A Cabinet Office spokesman said the Government was also encouraging the voluntary sector to get involved in delivering services. “Our reforms already address the need for the Civil Service to improve its commercial capability and how it manages contracts,” he said. “But we must accelerate the pace of change to make more savings for the taxpayer, create better quality, more efficient public services and promote growth.”
Sector by sector: The recommendations
Headteachers of academies admitted they were being forced to “game” the system and focus resources on students on the C/D grade borderline in order to increase the percentage of pupils obtaining five A*-C grades – known as the “floor standard”. Gaming appears to increase where schools are under threat of closure.
The Institute for Government (IfG) also found big disparities between funding for academies based on their geographical location. Consequently, some academies close to old local authority boundaries (which had different funding levels) are competing in the same catchment areas but with very different levels of funding per pupil.
Recommendation: The school funding regime should change to even-out inconsistencies while current reforms to floor standards will make this metric less important.

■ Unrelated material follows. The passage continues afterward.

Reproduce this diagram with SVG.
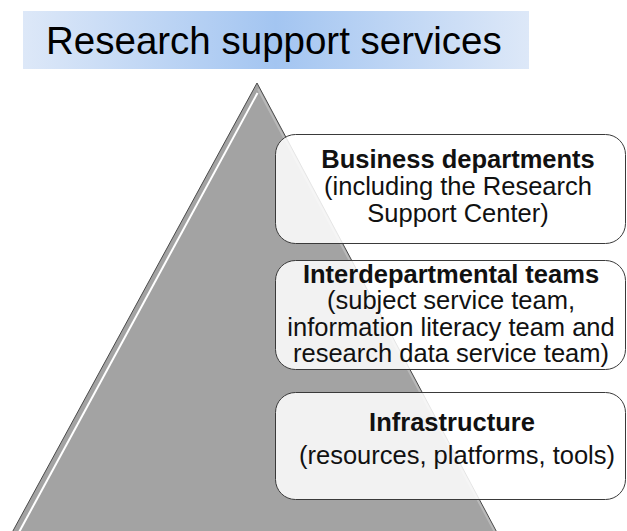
<svg xmlns="http://www.w3.org/2000/svg" width="627" height="531" viewBox="0 0 627 531">
  <defs>
    <linearGradient id="hdr" x1="0" y1="0" x2="1" y2="0">
      <stop offset="0" stop-color="#dde8f8"/>
      <stop offset="0.5" stop-color="#a3c5f1"/>
      <stop offset="1" stop-color="#dde8f8"/>
    </linearGradient>
  </defs>
  <style>
    .box { fill: #ffffff; fill-opacity: 0.86; stroke: #3a3a3a; stroke-width: 1; }
    .t { font-family: "Liberation Sans", Arial, sans-serif; font-size: 25.5px; fill: #111; text-anchor: middle; }
    .b { font-weight: bold; }
  </style>

  <g id="header">
    <rect x="23" y="11" width="506" height="58" fill="url(#hdr)"/>
    <text x="46" y="54" font-family="Liberation Sans, Arial, sans-serif" font-size="38.5" fill="#000">Research support services</text>
  </g>

  <g id="pyramid">
    <polygon points="257,83 8,540 501,540" fill="#a3a3a3" stroke="#4a4a4a" stroke-width="1" stroke-linejoin="round"/>
    <line x1="257.5" y1="93" x2="18" y2="534" stroke="#ffffff" stroke-width="2"/>
    <line x1="258" y1="89" x2="497" y2="536" stroke="#c8c8c8" stroke-width="2" opacity="0.6"/>
  </g>

  <g id="business">
    <rect class="box" x="275.5" y="134.5" width="350" height="109" rx="20"/>
    <text class="t b" x="458" y="168">Business departments</text>
    <text class="t" x="458" y="195">(including the Research</text>
    <text class="t" x="458" y="222">Support Center)</text>
  </g>

  <g id="interdepartmental">
    <rect class="box" x="275.5" y="260.5" width="350" height="109" rx="20"/>
    <text class="t b" x="451" y="283">Interdepartmental teams</text>
    <text class="t" x="451" y="309">(subject service team,</text>
    <text class="t" x="451" y="336">information literacy team and</text>
    <text class="t" x="451" y="362">research data service team)</text>
  </g>

  <g id="infrastructure">
    <rect class="box" x="275.5" y="392.5" width="350" height="107" rx="20"/>
    <text class="t b" x="452" y="431">Infrastructure</text>
    <text class="t" x="457" y="464">(resources, platforms, tools)</text>
  </g>

  <g id="connectors"/>
</svg>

Designed to pay private companies by results to get people back into work, the IfG found that contractors were “skimming off” the easy cases of people who were likely to get a job anyway while “parking” and giving little support to those people with long-term problems.
Providers were also cutting costs by using “group sessions” and telephone calls rather than face-to-face contact. Providers claim the low fees paid by the Department for Work and Pensions (DWP) discourage them from focusing on more challenging groups.
Recommendation: The Government should set minimum performance levels, and punish poor performers by imposing penalties or terminating contracts entirely.
Care for the elderly
Most care services for the elderly are provided by the private sector and regulated by the Government through the Care Quality Commission.
But it is very hard for families accurately to assess the care and standards of large numbers of independent nursing homes.
In 2010 the CQC abolished its star-rating system which ranked care providers according to the quality of their services.
Instead it encouraged the development of consumer generated “Trip-Advisor style” rating – entirely unsuitable for the elderly or infirm.
Recommendation: Bring back government star ratings and introduce a tighter regulatory framework.
The Ministry of Justice has announced plans to open up 70 per cent of the probation service to outside providers. But the IfG warns that re-offending outcomes – by which providers will be paid – are very difficult to measure and in most circumstances cannot be controlled by one provider alone.
Some senior officials told the IfG that they feared private companies would be less well placed to integrate with other services (like mental health agencies and the police).
Recommendation: The MoJ should not outsource probation contracts all at once – but roll them out and assess each one over time. The department should also demand high levels of transparency and publish data not just on their key performance indicators (including reoffending rates) but also on the contracts they have let to specialist providers of services like drug treatment or mentoring support.